Don't forget, people who cannot support themselves become a burden to society and so it is to the advantage of all that Government takes proactive, corrective steps to assure a basic quality of life for everyone. Is this Socialism? Depends on how it is done. But the fact is, Laissez-faire Capitalism has NEVER has been viable longterm and always creates such a concentration of wealth that it undermines the very consumer system it is reliant upon.

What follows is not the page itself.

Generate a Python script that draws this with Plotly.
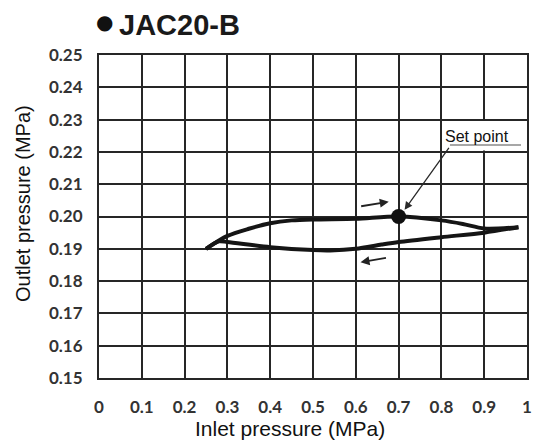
import plotly.graph_objects as go

# ---- data ----
x_tick_vals = [0, 0.1, 0.2, 0.3, 0.4, 0.5, 0.6, 0.7, 0.8, 0.9, 1.0]
x_tick_text = ["0", "0.1", "0.2", "0.3", "0.4", "0.5", "0.6", "0.7", "0.8", "0.9", "1"]
y_tick_vals = [0.15, 0.16, 0.17, 0.18, 0.19, 0.20, 0.21, 0.22, 0.23, 0.24, 0.25]
y_tick_text = ["0.15", "0.16", "0.17", "0.18", "0.19", "0.20", "0.21", "0.22", "0.23", "0.24", "0.25"]

# increasing inlet pressure branch
upper_x = [0.25, 0.30, 0.35, 0.40, 0.45, 0.50, 0.60, 0.70, 0.80, 0.85, 0.90, 0.98]
upper_y = [0.1900, 0.1940, 0.1962, 0.1979, 0.1988, 0.1991, 0.1993, 0.2000, 0.1988, 0.1977, 0.1963, 0.1967]
# decreasing inlet pressure branch
lower_x = [0.98, 0.90, 0.80, 0.70, 0.66, 0.60, 0.54, 0.50, 0.40, 0.30, 0.28, 0.25]
lower_y = [0.1967, 0.1950, 0.1936, 0.1921, 0.1913, 0.1900, 0.1895, 0.1896, 0.1905, 0.1921, 0.1923, 0.1900]

set_point_x = [0.70]
set_point_y = [0.200]

title_text = "JAC20-B"
x_title = "Inlet pressure (MPa)"
y_title = "Outlet pressure (MPa)"
set_label = "Set point"

fig = go.Figure()
fig.add_trace(go.Scatter(x=upper_x, y=upper_y, mode="lines",
                         line=dict(color="#151515", width=4, shape="spline", smoothing=0.8),
                         hoverinfo="skip", showlegend=False))
fig.add_trace(go.Scatter(x=lower_x, y=lower_y, mode="lines",
                         line=dict(color="#151515", width=4, shape="spline", smoothing=0.8),
                         hoverinfo="skip", showlegend=False))
fig.add_trace(go.Scatter(x=set_point_x, y=set_point_y, mode="markers",
                         marker=dict(color="#111", size=15),
                         hoverinfo="skip", showlegend=False))

grid = "#262626"
fig.update_xaxes(range=[0, 1], tickvals=x_tick_vals, ticktext=x_tick_text,
                 showgrid=True, gridcolor=grid, gridwidth=2,
                 showline=True, linecolor=grid, linewidth=2, mirror=True,
                 zeroline=False, ticks="", ticklabelstandoff=13, automargin=False,
                 tickfont=dict(family="Lato", size=17, color="#333", weight="bold"))
fig.update_yaxes(range=[0.15, 0.25], tickvals=y_tick_vals, ticktext=y_tick_text,
                 showgrid=True, gridcolor=grid, gridwidth=2,
                 showline=True, linecolor=grid, linewidth=2, mirror=True,
                 zeroline=False, ticks="", ticklabelstandoff=11, automargin=False,
                 tickfont=dict(family="Lato", size=17, color="#333", weight="bold"))

shapes = [
    # white label box covering grid behind "Set point"
    dict(type="rect", layer="between", xref="x", yref="y",
         x0=0.803, x1=0.997, y0=0.2204, y1=0.2296,
         fillcolor="white", line=dict(width=0)),
    # underline of label
    dict(type="line", xref="x", yref="y", x0=0.82, x1=0.986, y0=0.2221, y1=0.2221,
         line=dict(color="#8a8a8a", width=1.5)),
]

annotations = [
    dict(text="●", xref="paper", yref="paper", x=(104 - 99) / 428, y=1 + (55 - 22.5) / 323,
         showarrow=False, xanchor="center", yanchor="middle",
         font=dict(family="DejaVu Sans", size=20, color="#111")),
    dict(text=title_text, xref="paper", yref="paper", x=(117 - 99) / 428, y=1 + (55 - 25) / 323,
         showarrow=False, xanchor="left", yanchor="middle",
         font=dict(family="Liberation Sans", size=29, color="#1a1a1a", weight="bold")),
    dict(text=x_title, xref="paper", yref="paper", x=(290 - 99) / 428, y=-(428 - 378) / 323,
         showarrow=False, xanchor="center", yanchor="middle",
         font=dict(family="Liberation Sans", size=21, color="#111")),
    dict(text=y_title, xref="paper", yref="paper", x=-(99 - 23) / 428, y=(378 - 204) / 323,
         showarrow=False, xanchor="center", yanchor="middle", textangle=-90,
         font=dict(family="Liberation Sans", size=20, color="#111")),
    dict(text=set_label, xref="x", yref="y", x=0.804, y=0.2249,
         showarrow=False, xanchor="left", yanchor="middle",
         font=dict(family="Liberation Sans", size=16, color="#111")),
    # arrow from label to set point
    dict(text="", xref="x", yref="y", axref="x", ayref="y",
         x=0.714, y=0.2021, ax=0.820, ay=0.2217,
         showarrow=True, arrowhead=2, arrowsize=1.2, arrowwidth=1.3, arrowcolor="#2a2a2a"),
    # direction arrows
    dict(text="", xref="x", yref="y", axref="x", ayref="y",
         x=0.677, y=0.2046, ax=0.609, ay=0.2031,
         showarrow=True, arrowhead=2, arrowsize=1.0, arrowwidth=1.8, arrowcolor="#222"),
    dict(text="", xref="x", yref="y", axref="x", ayref="y",
         x=0.611, y=0.1858, ax=0.674, ay=0.1873,
         showarrow=True, arrowhead=2, arrowsize=1.0, arrowwidth=1.8, arrowcolor="#222"),
]

fig.update_layout(width=534, height=445,
                  margin=dict(l=99, r=7, t=55, b=67, autoexpand=False),
                  paper_bgcolor="white", plot_bgcolor="white",
                  shapes=shapes, annotations=annotations, showlegend=False)

fig.write_html("out.html", config={"displayModeBar": False},
               post_script="document.body.style.margin='0';")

Nobody with a conscience wants people starving in the streets, although sometimes the way some Conservatives talk about the poor you think they wouldn't mind.
28
I think it's rather telling that people who justify a permanent underclass in the name of the "free market" also completely fail to address the main topic of Goldy's post: 3 workers were let go because they stood up for themselves and co-workers.
29
"workers were let go because they stood up for themselves and co-workers."

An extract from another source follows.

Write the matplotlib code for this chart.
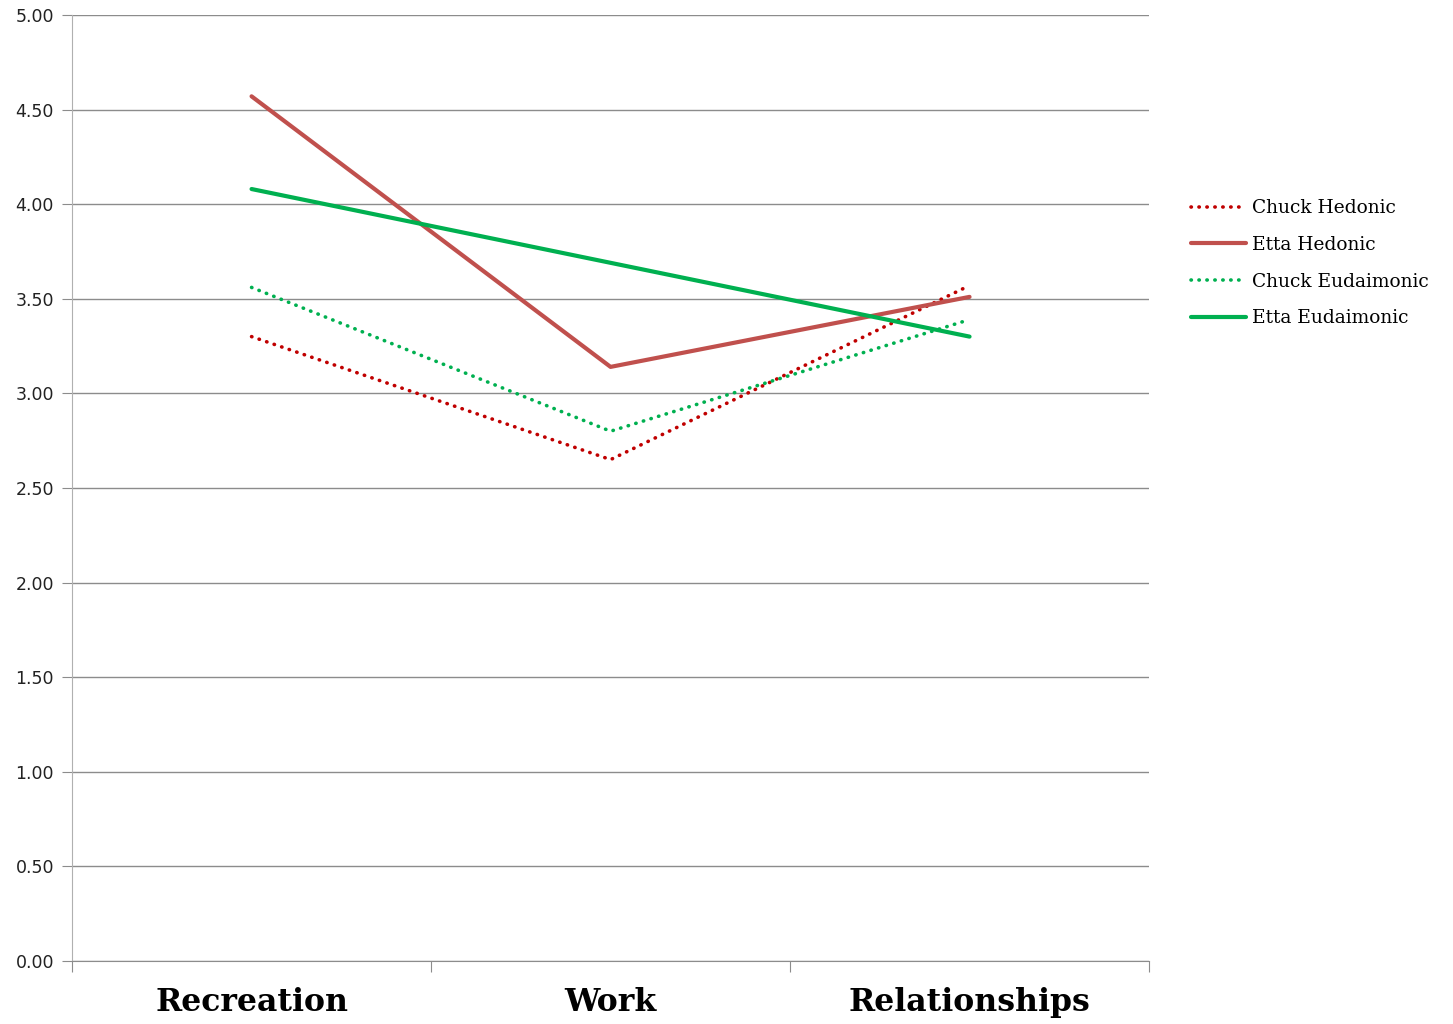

Show us the memo that proves that and maybe we won't think you're simply full of shit.
30
@20: I'm speaking purely from a marketing perspective, not how I feel personally. A baggage handler making minimum wage would've been an better image to use.
31
@24 @17 @23 @27 I find you smug, 'ascended' ones the most offensive. You hold to your high ideals and offer no pratical solutions. I do believe there are many complicated isues that can trap people in poverty. I don't believe a skycap worker earning minimum wage plus some nice (and probably untaxed) tips is not someone in that situation, and who, after 31 years, had every opportunity to earn more. He likely has no right to whine, and is certainly not an appropriate example of folks who are dealing with real hardships. There are millions of unskilled jobs, but there are many skilled jobs too. How many of you have worked for 31 years for minimum wage? I find that employers seek out those who are willing to learn new things and take on job responsibility, and pay them more than minimum wage, in our certainly frought-with-problems capitalism. i agree with 28, but that wasn't what I was reacting to in Goldy's post.